A Failed Filmmaker Inspires ... Everybody
You've never heard of Coven, and you've never heard of Northwestern, and you've probably never heard of Mark Borchardt. But if you've made it this far in the article, you're definitely a little bit like him.
The Reaction
The 1999 documentary American Movie is about Borchardt's long and eventually successful (that's "successful" with scare-quotes) attempt to make a short horror film, Coven, which in turn was to raise money for his epic film Northwestern. It's a complete disaster: Borchardt has vision, but he's relying entirely on the kindness of his friends and family and his own stunning financial irresponsibility. It's clear from the opening scene, where he excitedly opens up a letter containing a MasterCard offer, that this movie isn't going to go well.
But that's not the point. The point is that Mark wants to make movies more than most people know how to want anything.
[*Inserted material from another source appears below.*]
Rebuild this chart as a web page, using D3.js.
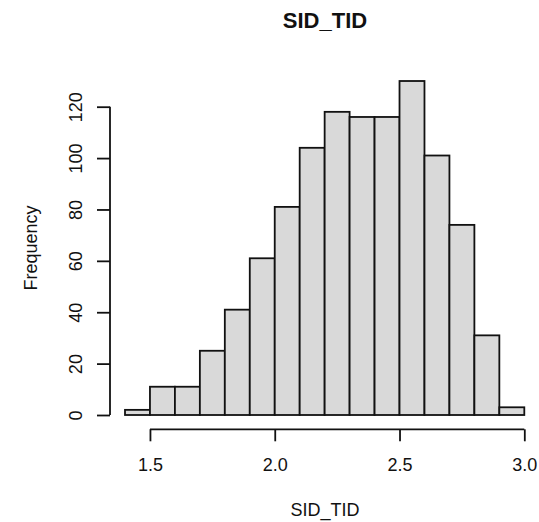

You can tell by his shirt.
American Movie isn't about the ironic following of Mark Borchardt, and there's no attempt to justify Coven as a great movie or a parody or anything other than a not-super-great flick (it sits at 38 percent on Rotten Tomatoes, higher than any Fantastic 4 movie). The quality of Coven isn't the point -- the point is that Mark Borchardt gave it a fucking shot. You can't help but admire that, even when you're making fun of him in a dipshit comedy article 15 years later.